23 ¶ 40 True, a party may be equitably estopped from asserting the
statute of limitations. See Thurman v. Tafoya, 895 P.2d 1050, 1058
(Colo. 1995). But claimant had to establish several factors to
successfully invoke the doctrine.
To invoke the doctrine of equitable estoppel, a party who relies to his detriment on an affirmative promise must show that the promisor may have reasonably expected to induce action or forbearance of a material character. Moreover, the claimant must show that reasonable reliance on these assertions discouraged the claimant from bringing suit within the applicable time period. A party, however, may not rely on the mere non-committal acts of another in order to establish equitable estoppel.

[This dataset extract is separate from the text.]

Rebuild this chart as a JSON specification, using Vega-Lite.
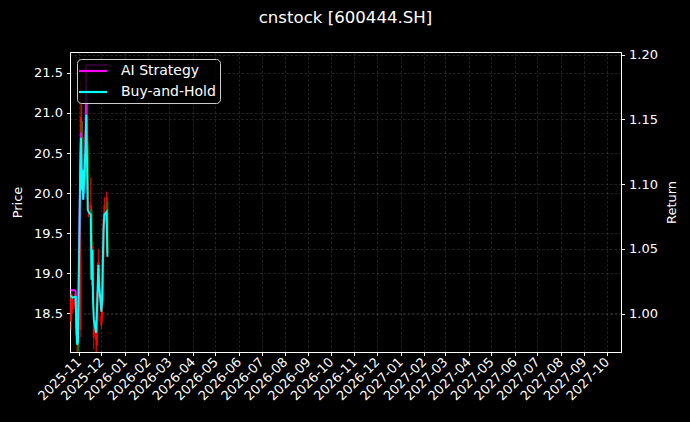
{
  "$schema": "https://vega.github.io/schema/vega-lite/v6.json",
  "width": 551,
  "height": 300,
  "autosize": {"type": "none"},
  "padding": {"left": 70, "top": 52, "right": 69, "bottom": 70},
  "background": "black",
  "title": {"text": "cnstock [600444.SH]", "color": "white", "fontSize": 16.6, "font": "DejaVu Sans", "fontWeight": "normal", "offset": 22, "anchor": "middle"},
  "config": {
    "view": {"stroke": "white", "strokeWidth": 1},
    "font": "DejaVu Sans",
    "axis": {
      "domainColor": "white", "tickColor": "white", "labelColor": "white", "titleColor": "white",
      "labelFont": "DejaVu Sans", "titleFont": "DejaVu Sans", "labelFontSize": 13, "titleFontSize": 13,
      "titleFontWeight": "normal", "tickSize": 3.5, "labelPadding": 4,
      "gridColor": "#808080", "gridOpacity": 0.45, "gridDash": [2.5, 2], "gridWidth": 0.6
    },
    "legend": {
      "orient": "top-left", "offset": 7, "fillColor": "rgba(0,0,0,0.8)", "strokeColor": "#cccccc",
      "cornerRadius": 4, "padding": 4, "symbolType": "M-2.15,0H2.15", "symbolStrokeWidth": 2.2, "symbolSize": 169,
      "symbolOffset": 4, "labelFontSize": 14, "labelColor": "white", "labelFont": "DejaVu Sans", "labelOffset": 20, "rowPadding": 6
    }
  },
  "data": {"values": [
    {"d": "2025-10-22", "o": 18.40, "h": 18.75, "l": 18.30, "c": 18.70, "ai": 1.019, "bh": 1.0139},
    {"d": "2025-10-23", "o": 18.70, "h": 18.78, "l": 18.55, "c": 18.68, "ai": 1.018, "bh": 1.0131},
    {"d": "2025-10-24", "o": 18.55, "h": 18.72, "l": 18.50, "c": 18.67, "ai": 1.018, "bh": 1.0124},
    {"d": "2025-10-27", "o": 18.60, "h": 18.75, "l": 18.55, "c": 18.68, "ai": 1.018, "bh": 1.0131},
    {"d": "2025-10-28", "o": 18.70, "h": 18.72, "l": 18.50, "c": 18.64, "ai": 1.017, "bh": 1.0130},
    {"d": "2025-10-29", "o": 18.62, "h": 18.66, "l": 18.15, "c": 18.22, "ai": 0.992, "bh": 0.988},
    {"d": "2025-10-30", "o": 17.95, "h": 18.40, "l": 17.85, "c": 18.00, "ai": 0.980, "bh": 0.976},
    {"d": "2025-10-31", "o": 18.15, "h": 18.20, "l": 17.95, "c": 18.03, "ai": 0.982, "bh": 0.978},
    {"d": "2025-11-03", "o": 18.30, "h": 20.60, "l": 18.20, "c": 20.42, "ai": 1.112, "bh": 1.1073},
    {"d": "2025-11-04", "o": 20.40, "h": 21.40, "l": 20.20, "c": 20.95, "ai": 1.140, "bh": 1.1359},
    {"d": "2025-11-05", "o": 20.90, "h": 21.10, "l": 20.10, "c": 20.21, "ai": 1.095, "bh": 1.0958},
    {"d": "2025-11-06", "o": 20.10, "h": 20.90, "l": 20.00, "c": 20.49, "ai": 1.110, "bh": 1.1112},
    {"d": "2025-11-07", "o": 20.50, "h": 20.70, "l": 19.95, "c": 20.06, "ai": 1.088, "bh": 1.0880},
    {"d": "2025-11-10", "o": 20.05, "h": 21.00, "l": 20.00, "c": 20.77, "ai": 1.127, "bh": 1.1266},
    {"d": "2025-11-11", "o": 20.80, "h": 21.55, "l": 20.70, "c": 21.27, "ai": 1.192, "bh": 1.1537},
    {"d": "2025-11-12", "o": 21.20, "h": 21.30, "l": 20.50, "c": 20.63, "ai": 1.192, "bh": 1.1189},
    {"d": "2025-11-13", "o": 20.60, "h": 20.70, "l": 19.85, "c": 19.92, "ai": 1.192, "bh": 1.0803},
    {"d": "2025-11-14", "o": 19.80, "h": 20.10, "l": 19.70, "c": 19.89, "ai": 1.192, "bh": 1.0788},
    {"d": "2025-11-17", "o": 19.70, "h": 20.20, "l": 19.60, "c": 19.85, "ai": 1.192, "bh": 1.0764},
    {"d": "2025-11-18", "o": 19.80, "h": 19.85, "l": 18.85, "c": 18.92, "ai": 1.192, "bh": 1.0263},
    {"d": "2025-11-19", "o": 18.90, "h": 19.50, "l": 18.80, "c": 19.35, "ai": 1.192, "bh": 1.0494},
    {"d": "2025-11-20", "o": 19.30, "h": 19.40, "l": 18.55, "c": 18.64, "ai": 1.192, "bh": 1.0108},
    {"d": "2025-11-21", "o": 18.20, "h": 18.60, "l": 18.05, "c": 18.36, "ai": 1.192, "bh": 0.9954},
    {"d": "2025-11-24", "o": 18.40, "h": 18.45, "l": 18.00, "c": 18.17, "ai": 1.192, "bh": 0.9853},
    {"d": "2025-11-25", "o": 18.10, "h": 18.50, "l": 18.00, "c": 18.43, "ai": 1.192, "bh": 0.9992},
    {"d": "2025-11-26", "o": 18.40, "h": 18.85, "l": 18.30, "c": 18.78, "ai": 1.192, "bh": 1.0185},
    {"d": "2025-11-27", "o": 18.75, "h": 19.30, "l": 18.70, "c": 19.14, "ai": 1.192, "bh": 1.0378},
    {"d": "2025-11-28", "o": 19.10, "h": 19.15, "l": 18.75, "c": 18.85, "ai": 1.192, "bh": 1.0224},
    {"d": "2025-12-01", "o": 18.35, "h": 18.70, "l": 18.30, "c": 18.47, "ai": 1.192, "bh": 1.0015},
    {"d": "2025-12-02", "o": 18.45, "h": 18.80, "l": 18.40, "c": 18.64, "ai": 1.192, "bh": 1.0108},
    {"d": "2025-12-03", "o": 18.65, "h": 19.30, "l": 18.60, "c": 19.21, "ai": 1.192, "bh": 1.0417},
    {"d": "2025-12-04", "o": 19.20, "h": 19.75, "l": 19.15, "c": 19.68, "ai": 1.192, "bh": 1.0672},
    {"d": "2025-12-05", "o": 19.65, "h": 19.95, "l": 19.55, "c": 19.85, "ai": 1.192, "bh": 1.0764},
    {"d": "2025-12-08", "o": 19.80, "h": 20.02, "l": 19.70, "c": 19.89, "ai": 1.192, "bh": 1.0788},
    {"d": "2025-12-09", "o": 19.90, "h": 19.95, "l": 19.20, "c": 19.25, "ai": 1.192, "bh": 1.0440}
  ]},
  "encoding": {
    "x": {
      "field": "d", "type": "temporal",
      "scale": {"type": "utc", "domain": [
        {"year": 2025, "month": 10, "date": 20, "hours": 12, "utc": true},
        {"year": 2027, "month": 10, "date": 19, "hours": 19, "utc": true}
      ]},
      "axis": {
        "title": null, "format": "%Y-%m", "labelAngle": -45, "labelAlign": "right", "labelBaseline": "middle",
        "grid": true, "labelOverlap": false,
        "values": [
          {"year": 2025, "month": 11, "date": 1, "utc": true},
          {"year": 2025, "month": 12, "date": 1, "utc": true},
          {"year": 2026, "month": 1, "date": 1, "utc": true},
          {"year": 2026, "month": 2, "date": 1, "utc": true},
          {"year": 2026, "month": 3, "date": 1, "utc": true},
          {"year": 2026, "month": 4, "date": 1, "utc": true},
          {"year": 2026, "month": 5, "date": 1, "utc": true},
          {"year": 2026, "month": 6, "date": 1, "utc": true},
          {"year": 2026, "month": 7, "date": 1, "utc": true},
          {"year": 2026, "month": 8, "date": 1, "utc": true},
          {"year": 2026, "month": 9, "date": 1, "utc": true},
          {"year": 2026, "month": 10, "date": 1, "utc": true},
          {"year": 2026, "month": 11, "date": 1, "utc": true},
          {"year": 2026, "month": 12, "date": 1, "utc": true},
          {"year": 2027, "month": 1, "date": 1, "utc": true},
          {"year": 2027, "month": 2, "date": 1, "utc": true},
          {"year": 2027, "month": 3, "date": 1, "utc": true},
          {"year": 2027, "month": 4, "date": 1, "utc": true},
          {"year": 2027, "month": 5, "date": 1, "utc": true},
          {"year": 2027, "month": 6, "date": 1, "utc": true},
          {"year": 2027, "month": 7, "date": 1, "utc": true},
          {"year": 2027, "month": 8, "date": 1, "utc": true},
          {"year": 2027, "month": 9, "date": 1, "utc": true},
          {"year": 2027, "month": 10, "date": 1, "utc": true}
        ]
      }
    }
  },
  "layer": [
    {
      "encoding": {
        "y": {"type": "quantitative", "scale": {"domain": [18.02, 21.76], "nice": false, "zero": false},
              "axis": {"title": "Price", "orient": "left", "values": [18.5, 19.0, 19.5, 20.0, 20.5, 21.0, 21.5], "format": ".1f", "grid": true, "titlePadding": 9}},
        "color": {"condition": {"test": "datum.c >= datum.o", "value": "#ff0000"}, "value": "#008000"}
      },
      "layer": [
        {"mark": {"type": "rule", "strokeWidth": 1, "clip": true},
         "encoding": {"y": {"field": "l", "type": "quantitative"}, "y2": {"field": "h"}}},
        {"mark": {"type": "rule", "strokeWidth": 2, "clip": true},
         "encoding": {"y": {"field": "o", "type": "quantitative"}, "y2": {"field": "c"}}}
      ]
    },
    {
      "encoding": {
        "y": {"type": "quantitative", "scale": {"domain": [0.9704, 1.2021], "nice": false, "zero": false},
              "axis": {"title": "Return", "orient": "right", "titleAngle": 270, "values": [1.0, 1.05, 1.1, 1.15, 1.2], "format": ".2f", "grid": true, "titlePadding": 21}}
      },
      "layer": [
        {"mark": {"type": "line", "strokeWidth": 2, "clip": true},
         "encoding": {"y": {"field": "ai", "type": "quantitative"},
                      "color": {"datum": "AI Strategy", "type": "nominal", "scale": {"domain": ["AI Strategy", "Buy-and-Hold"], "range": ["#ff00ff", "#00ffff"]}, "legend": {"title": null}}}},
        {"mark": {"type": "line", "strokeWidth": 2, "clip": true},
         "encoding": {"y": {"field": "bh", "type": "quantitative"},
                      "color": {"datum": "Buy-and-Hold", "type": "nominal"}}}
      ]
    }
  ],
  "resolve": {"scale": {"y": "independent"}}
}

Id. at 1058 (citations omitted).
¶ 41 As both the City and the Panel point out, claimant has not
established these elements. In particular, claimant has not shown
that (1) the City made any “affirmative promise” to him; (2) the City
“reasonably expected” him to rely on its (undisclosed) promise; (3)

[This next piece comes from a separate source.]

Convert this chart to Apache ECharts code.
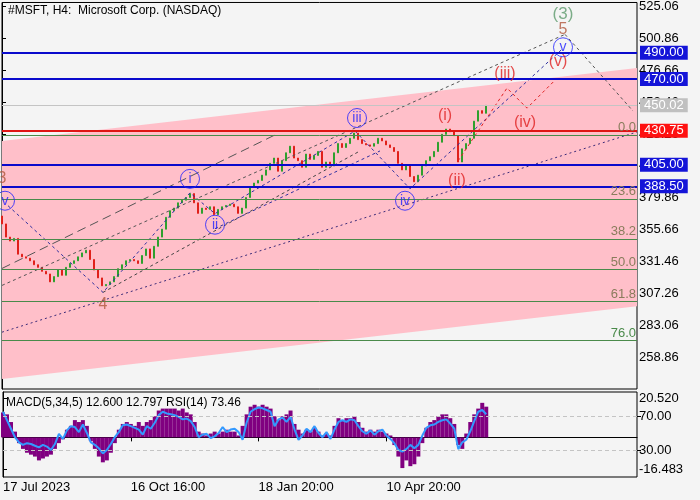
<!DOCTYPE html>
<html>
<head>
<meta charset="utf-8">
<script src="https://cdn.jsdelivr.net/npm/echarts@6/dist/echarts.min.js"></script>
<style>
html, body { margin: 0; padding: 0; background: #f4f4f4; }
#main { width: 700px; height: 500px; }
</style>
</head>
<body>
<div id="main"></div>
<script>
// H4 bars, index 0 = 17 Jul 2023
var firstOpen = 366;
var closes = [360, 350, 347, 349, 337, 335, 334, 332, 329, 327, 324, 322, 316, 320, 325, 321, 327, 330, 332, 335,
    338, 340, 333, 325, 319, 313, 314, 316, 320, 326, 329, 332, 333, 332, 330, 336, 341, 334, 343, 350,
    356, 365, 370, 372, 376, 378, 380, 383, 376, 368, 372, 371, 373, 367, 371, 373, 374, 375, 373, 368,
    372, 380, 388, 391, 393, 397, 401, 406, 410, 400, 408, 414, 419, 410, 408, 403, 413, 409, 412, 415,
    403, 407, 404, 414, 421, 418, 421, 425, 429, 424, 421, 420, 419, 421, 425, 423, 420, 418, 415, 406,
    401, 404, 396, 392, 397, 404, 408, 411, 415, 422, 428, 432, 430, 427, 407, 417, 421, 425, 438, 446,
    444, 450];
var macdHist = [13, 12, 8, 3, -3, -6, -8, -9, -10, -12, -11, -10, -9, -6, -3, -1, 4, 6, 9, 8,
    9, 6, -2, -6, -10, -13, -12, -8, -3, 4, 7, 8, 7, 6, 8, 6, 8, 9, 11, 14,
    15, 15, 15, 15, 14, 15, 13, 12, 8, 3, 2, 1, 2, 3, 2, 3, 4, 3, 3, 1,
    6, 12, 16, 17, 16, 17, 16, 15, 11, 9, 11, 12, 14, 7, 4, 2, 4, 3, 5, 3,
    1, 2, 1, 6, 10, 9, 10, 10, 11, 8, 5, 3, 4, 3, 4, 3, 2, 1, -4, -10,
    -16, -12, -15, -14, -10, -3, 5, 8, 9, 11, 12, 12, 10, 7, -4, -6, 2, 8, 12, 15,
    18, 16];
var rsiValues = [75, 65, 55, 45, 39, 36, 38, 37, 35, 33, 36, 34, 30, 37, 49, 43, 53, 58, 57, 51,
    60, 50, 39, 36, 32, 26, 30, 37, 45, 51, 59, 60, 58, 56, 54, 48, 58, 55, 62, 71,
    75, 73, 72, 71, 69, 66, 67, 64, 57, 45, 48, 49, 44, 46, 50, 57, 51, 54, 55, 51,
    42, 62, 75, 78, 80, 79, 77, 75, 58, 66, 68, 63, 69, 54, 42, 47, 55, 51, 58, 50,
    45, 51, 43, 54, 63, 65, 63, 66, 65, 58, 52, 49, 53, 48, 52, 54, 47, 43, 38, 30,
    28, 31, 36, 32, 36, 47, 56, 59, 60, 63, 65, 66, 61, 55, 31, 39, 42, 52, 64, 75,
    77, 72];

var timeTicks = [0, 32, 64, 96];
var timeLabels = ['17 Jul 2023', '16 Oct 16:00', '18 Jan 20:00', '10 Apr 20:00'];
var priceTicks = [258.86, 283.06, 307.26, 331.46, 355.66, 379.86, 404.06, 428.26, 452.46, 476.66, 500.86, 525.06];
var macdTicks = [20.52, -16.483];
var rsiTicks = [70, 30];

var levelsBlue = [490, 470, 405, 388.5];
var levelRed = 430.75;
var lastPrice = 450.02;
var fibValues = [427.3, 378.9, 348.6, 325.2, 301.0, 271.5];
var fibNames = ['0.0', '23.6', '38.2', '50.0', '61.8', '76.0'];

// regression band and drawn lines: [bar index, price]
var bandUpper = [[0, 423.0], [158.75, 478.4]];
var bandLower = [[0, 242.2], [158.75, 297.4]];
var trendDotted = [[0, 277.8], [158.75, 429.8]];
var channelTop = [[0, 313.3], [140.75, 503.9]];
var channelLong = [[0, 326.2], [68.75, 428.3]];
var projection = [[140.75, 503.9], [157.75, 445.7]];
var legFour = [[25.25, 308.0], [89.5, 415.4]];
var legTwo = [[53.25, 356.4], [94.5, 415.4]];
var waveMajor = [[1.5, 373.8], [25.25, 308.0], [47, 383.6], [53.25, 367.8], [88.25, 430.5], [102, 386.7], [140.25, 493.3]];
var waveMinor = [[114, 407.8], [126.25, 463.1], [131.25, 447.9], [138.75, 470.6]];

var circleLabels = [[0.75, 377.6, 'v'], [47, 394.2, 'i'], [53.25, 359.4, 'ii'], [88.75, 440.4, 'iii'], [100.75, 377.6, 'iv'], [140.25, 494.1, 'v']];
var redLabels = [[110.75, 441.9, '(i)'], [113.75, 392.7, '(ii)'], [125.75, 474.4, '(iii)'], [130.75, 436.6, '(iv)'], [139, 483.5, '(v)']];
var brownLabels = [[25.25, 298.9, '4'], [0, 394.2, '3'], [140.25, 507.7, '5']];
var greenLabels = [[140.25, 519.0, '(3)']];

var FONT = 'Liberation Sans';

var candles = closes.map(function (c, i) {
    var o = i === 0 ? firstOpen : closes[i - 1];
    return [i, o, c, Math.min(o, c), Math.max(o, c)];
});

function dashLine(data, color, type) {
    return {
        type: 'line', xAxisIndex: 0, yAxisIndex: 0, data: data, symbol: 'none', silent: true, z: 4,
        lineStyle: { color: color, width: 1, type: type }
    };
}

function textMarks(data, color, size) {
    return {
        type: 'scatter', xAxisIndex: 0, yAxisIndex: 0, z: 6, silent: true, data: data, symbolSize: 0,
        label: { show: true, position: 'inside', color: color, fontFamily: FONT, fontSize: size,
            formatter: function (p) { return p.value[2]; } }
    };
}

function levelLine(value, lineColor, boxColor, width) {
    return {
        yAxis: value,
        lineStyle: { color: lineColor, width: width, type: 'solid' },
        label: {
            show: true, position: 'end', distance: 3,
            formatter: function (p) { return p.value.toFixed(2); },
            color: '#fff', backgroundColor: boxColor, padding: [1, 4, 0, 4],
            fontFamily: FONT, fontSize: 13
        }
    };
}

var levelData = levelsBlue.map(function (v) { return levelLine(v, '#0a0acc', '#1414d8', 2); });
levelData.push(levelLine(levelRed, '#e01414', '#ff1010', 2));
levelData.push(levelLine(lastPrice, '#c4c4c4', '#c0c0c0', 1));

var fibData = fibValues.map(function (v, i) {
    return {
        yAxis: v, name: fibNames[i],
        label: { color: i === 5 ? '#4a8a4a' : '#8a7c5c' }
    };
});

var chart = echarts.init(document.getElementById('main'));
chart.setOption({
    backgroundColor: '#f4f4f4',
    animation: false,
    title: [
        { text: '#MSFT, H4:  Microsoft Corp. (NASDAQ)', left: 8, top: 5, padding: 0,
          textStyle: { fontFamily: FONT, fontSize: 12, fontWeight: 'normal', color: '#000' } },
        { text: 'MACD(5,34,5) 12.600 12.797 RSI(14) 73.46', left: 6, top: 397, padding: 0,
          textStyle: { fontFamily: FONT, fontSize: 12, fontWeight: 'normal', color: '#000' } }
    ],
    grid: [
        { left: 2, top: 1, width: 635, height: 388, show: true, borderColor: '#000', borderWidth: 1, backgroundColor: '#f4f4f4' },
        { left: 2, top: 392, width: 635, height: 85, show: true, borderColor: '#000', borderWidth: 1, backgroundColor: '#f4f4f4' }
    ],
    xAxis: [
        { gridIndex: 0, type: 'value', min: 0, max: 158.75, show: false },
        { gridIndex: 1, type: 'value', min: 0, max: 158.75,
          axisLine: { show: true, lineStyle: { color: '#000' } },
          axisTick: { show: true, customValues: timeTicks, length: 4, lineStyle: { color: '#000' } },
          axisLabel: { customValues: timeTicks, align: 'left', margin: 4, color: '#000', fontFamily: FONT, fontSize: 13,
              formatter: function (v) { var k = timeTicks.indexOf(v); return k < 0 ? '' : timeLabels[k]; } },
          splitLine: { show: false } }
    ],
    yAxis: [
        { gridIndex: 0, type: 'value', position: 'right', min: 234.66, max: 528.1,
          axisLine: { show: true, lineStyle: { color: '#000' } },
          axisTick: { show: true, customValues: priceTicks, length: 4, lineStyle: { color: '#000' } },
          axisLabel: { customValues: priceTicks, margin: 2, color: '#000', fontFamily: FONT, fontSize: 13,
              formatter: function (v) { return v.toFixed(2); } },
          splitLine: { show: false } },
        { gridIndex: 1, type: 'value', position: 'right', min: -20.65, max: 23.65,
          axisLine: { show: true, lineStyle: { color: '#000' } },
          axisTick: { show: true, customValues: macdTicks, length: 4, lineStyle: { color: '#000' } },
          axisLabel: { customValues: macdTicks, margin: 2, color: '#000', fontFamily: FONT, fontSize: 13,
              formatter: function (v) { return v.toFixed(3); } },
          splitLine: { show: false } },
        { gridIndex: 1, type: 'value', position: 'right', min: -1.8, max: 98.2,
          axisLine: { show: false },
          axisTick: { show: true, customValues: rsiTicks, length: 4, lineStyle: { color: '#000' } },
          axisLabel: { customValues: rsiTicks, margin: 2, color: '#000', fontFamily: FONT, fontSize: 13,
              formatter: function (v) { return v.toFixed(2); } },
          splitLine: { show: false } }
    ],
    series: [
        {
            type: 'custom', xAxisIndex: 0, yAxisIndex: 0, z: 1, silent: true, data: [0],
            renderItem: function (params, api) {
                var pts = [api.coord(bandUpper[0]), api.coord(bandUpper[1]), api.coord(bandLower[1]), api.coord(bandLower[0])];
                return { type: 'polygon', shape: { points: pts }, style: { fill: '#ffbfc9' } };
            }
        },
        {
            type: 'line', xAxisIndex: 0, yAxisIndex: 0, data: [], z: 2, silent: true,
            markLine: {
                symbol: 'none', silent: true, animation: false,
                lineStyle: { color: '#4a8a4a', width: 1, type: 'solid' },
                label: { show: true, position: 'insideEndTop', distance: [1, 1], formatter: '{b}', fontFamily: FONT, fontSize: 13 },
                data: fibData
            }
        },
        {
            type: 'candlestick', xAxisIndex: 0, yAxisIndex: 0, data: candles, barWidth: 2, z: 3,
            itemStyle: { color: '#2ea02e', color0: '#e0201a', borderColor: '#2ea02e', borderColor0: '#e0201a', borderWidth: 1 }
        },
        dashLine(trendDotted, '#3c2a78', [2, 3]),
        dashLine(channelTop, '#555555', [3, 3]),
        dashLine(channelLong, '#555555', [9, 5]),
        dashLine(projection, '#555555', [3, 3]),
        dashLine(legFour, '#444444', [3, 3]),
        dashLine(legTwo, '#3030a0', [3, 3]),
        dashLine(waveMajor, '#3030a0', [3, 3]),
        dashLine(waveMinor, '#e02020', [3, 3]),
        {
            type: 'line', xAxisIndex: 0, yAxisIndex: 0, data: [], z: 5, silent: true,
            markLine: { symbol: 'none', silent: true, animation: false, data: levelData }
        },
        {
            type: 'scatter', xAxisIndex: 0, yAxisIndex: 0, z: 6, silent: true, data: circleLabels,
            symbol: 'circle', symbolSize: 19,
            itemStyle: { color: 'rgba(0,0,0,0)', borderColor: '#2020ff', borderWidth: 1 },
            label: { show: true, position: 'inside', color: '#2020ff', fontFamily: FONT, fontSize: 14,
                formatter: function (p) { return p.value[2]; } }
        },
        textMarks(redLabels, '#e02020', 16),
        textMarks(brownLabels, '#b0583c', 16),
        textMarks(greenLabels, '#5c9a6c', 17),
        {
            type: 'bar', xAxisIndex: 1, yAxisIndex: 1, barWidth: 4, z: 2,
            data: macdHist.map(function (v, i) { return [i, v]; }),
            itemStyle: { color: '#800080' }
        },
        {
            type: 'line', xAxisIndex: 1, yAxisIndex: 2, symbol: 'none', z: 3,
            data: rsiValues.map(function (v, i) { return [i, v]; }),
            lineStyle: { color: '#3399ff', width: 2 },
            markLine: {
                symbol: 'none', silent: true, animation: false, label: { show: false },
                lineStyle: { color: '#c4c4c4', width: 1, type: [4, 3] },
                data: rsiTicks.map(function (v) { return { yAxis: v }; })
            }
        }
    ]
});
</script>
</body>
</html>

he was discouraged from pursuing his claim because he relied on
the City’s unidentified promises; or (4) he relied on that language
when he delayed filing his claim. See id. The City’s notice of
contest was filed on a Division-prepared form. The City did not
24 draft any of the boilerplate language contained therein, including
the instructions for requesting an expedited hearing. Because the
City never expressly directed the boilerplate language to claimant,
he cannot now claim it constituted a promise from the City to him
or that the City had any expectation that he would rely on it to his
detriment.
¶ 42 More importantly, claimant admits that he filed his claim for
compensation late because “the filing of an Application for Hearing
awaited the decisions of the Colorado Supreme Court concerning
burdens of proof under [section] 8-41-209.” He thus implicitly
concedes that his decision to file his application for hearing after
the statute of limitations had expired was unrelated to the
advisement addressing expedited hearings in the City’s notice of
contest form, and he cannot now claim that language in the notice
of contest induced him to delay filing his claim. In the absence of
any detrimental reliance, claimant cannot establish equitable
estoppel.
¶ 43 Accordingly, we reject this contention, as well.
IV. Conclusion
¶ 44 The order is affirmed.
25 JUDGE J. JONES and JUSTICE MARTINEZ concur.